13. Difficoltà di Cesare.
Quando per lo scioglimento delle nevi i fiumi gonfiarono, quei ponti provvisori furono portati via dalla corrente; e siccome si difettava di barche per passare i fiumi straripati, e in tali condizioni non si poteva allora pensare nemmeno a ripristinare i ponti, l'esercito romano si trovò chiuso nell'angusto spazio fra la Cinga ed il Sicori. Perciò la riva sinistra di questo fiume, e con essa la strada per la quale l'esercito si teneva in comunicazione colla Gallia e coll'Italia, furono abbandonate quasi senza difesa ai pompeiani, i quali passarono il fiume in parte sul ponte della città, in parte al modo lusitano, nuotando e sostenendosi colle otri.

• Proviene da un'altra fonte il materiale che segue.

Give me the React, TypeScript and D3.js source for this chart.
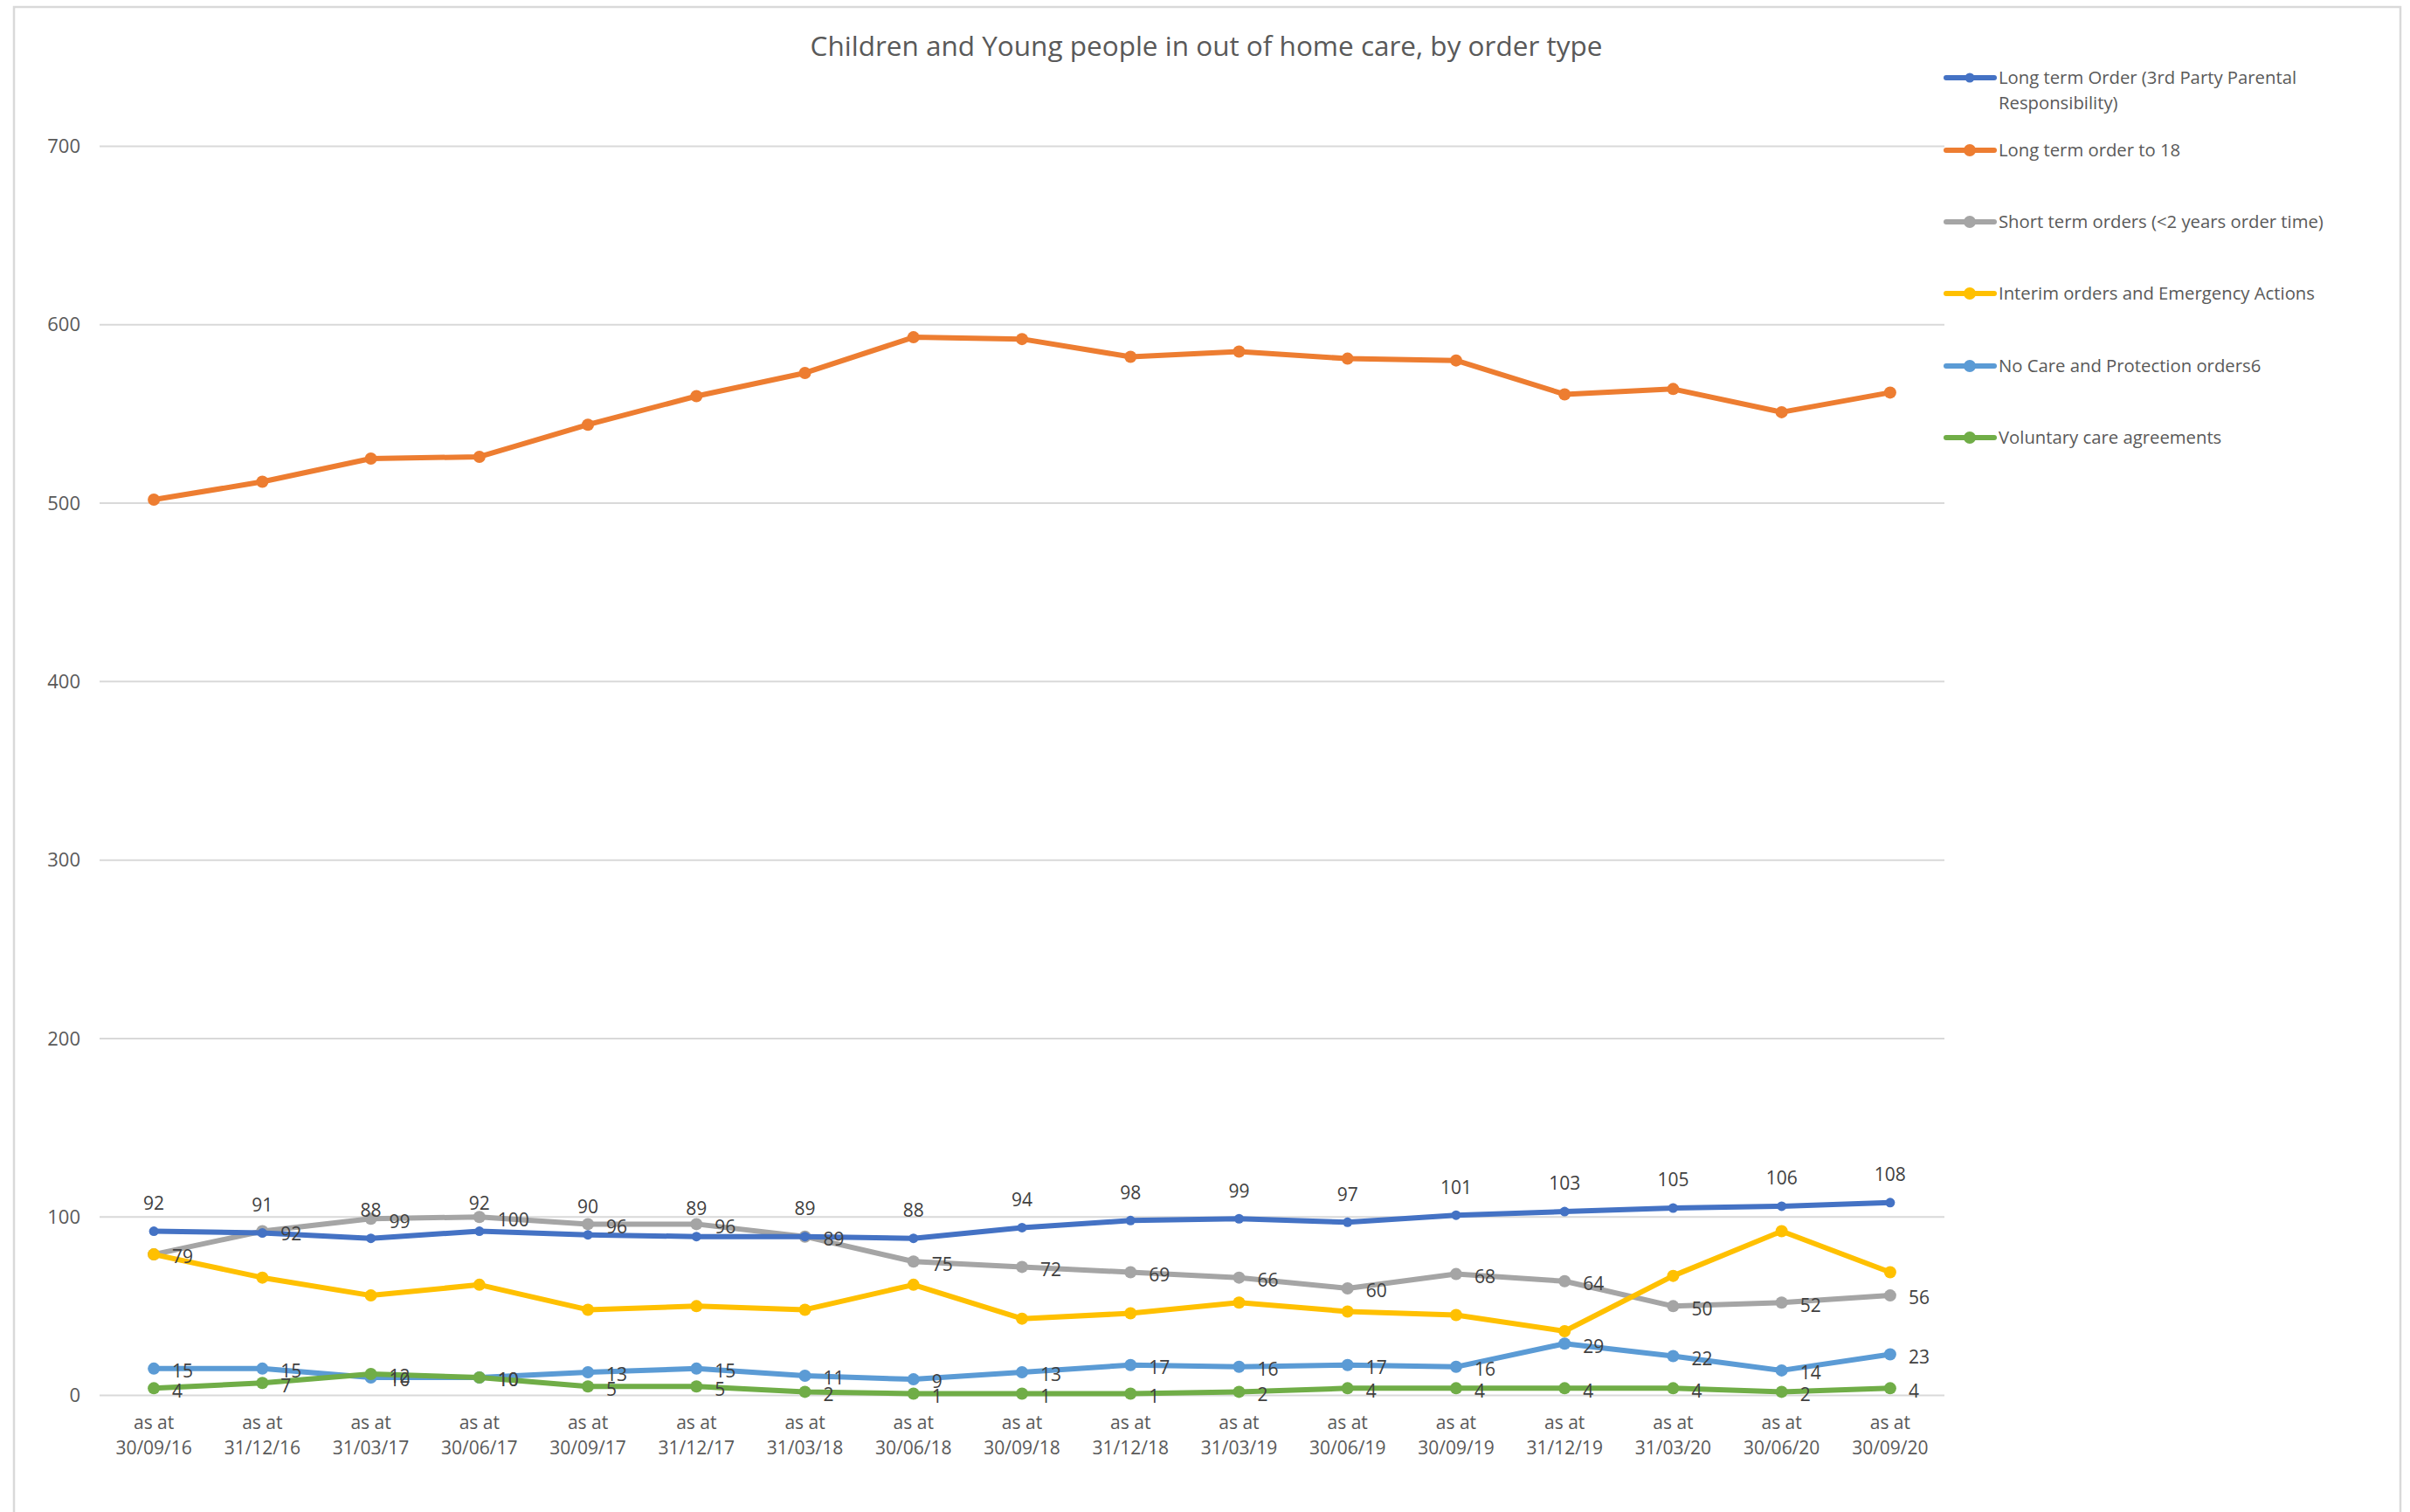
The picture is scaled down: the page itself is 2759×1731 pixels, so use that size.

Era l'epoca che precedeva di poco quella della messe, il vecchio raccolto era quasi esaurito, il nuovo non ancora mietuto e lo scarso territorio fra i due fiumicelli non tardò molto ad essere interamente esausto.
Nel campo romano regnava una vera carestia – uno staio di frumento costava 300 denari (L. 315) – e vi si andavano sviluppando gravi malattie; invece sulla riva sinistra vi era prodigiosa abbondanza di mezzi di sussistenza e di soldati di ogni arma. Soccorsi di cavalleria e di frombolieri provenienti dalla Gallia, ufficiali e soldati congedati, scorribande che rimpatriavano, in tutto una massa di 6000 uomini, furono attaccati dai pompeiani con forze superiori e cacciati con molte perdite nelle montagne, mentre i cesariani sulla sponda destra erano costretti ad assistere all'ineguale lotta colle armi in spalla.
Le comunicazioni dell'esercito erano in potere dei pompeiani; in Italia mancarono ad un tratto le notizie di Spagna, e le tristi relazioni, che cominciarono a spargersi, non erano molto lontane dal vero.
Se i pompeiani avessero con un po' d'energia approfittato dei loro vantaggi, non poteva loro mancare di far prigioniera tutta la massa assiepata sulla sinistra del Sicori, incapace com'era di fare resistenza, o almeno di respingerla nella Gallia e di occupare così completamente quella riva del fiume, che nessuno avrebbe potuto passare a loro insaputa. Ma non fecero nè l'una nè l'altra cosa; quelle truppe erano state sbaragliate, ma non distrutte nè del tutto respinte, e quanto al passaggio del fiume se ne lasciò al fiume stesso la guardia.
Cesare approfittò del suo piano. Egli fece costruire nel suo campo dei leggeri battelli portatili coll'intrecciatura di vimini coperta di pelle sul modello di quelli che si usavano nella Manica dai Brettoni e poi dai Sassoni, e posti sopra carri li fece trasportare sul luogo dove erano prima i due ponti. Con questi fragili canotti si raggiunse l'altra riva, e trovatala senza difesa, si diede mano alla ricostruzione del ponte senza grande difficoltà.
Con tutta celerità furono rese libere anche le comunicazioni e furono trasportate nel campo le provvigioni con tanta impazienza aspettate.
La felice idea di Cesare trasse perciò l'esercito dal grave pericolo in cui versava. La sua cavalleria, per valore molto superiore alla nemica, cominciò immediatamente a scorrere il paese sulla sinistra del Sicori, e allora non tardarono a dichiararsi per Cesare i più importanti comuni spagnuoli posti fra i Pirenei e l'Ebro, come Osca, Tarragona, Dertosa ed altri, e persino alcuni paesi posti a mezzogiorno dell'Ebro.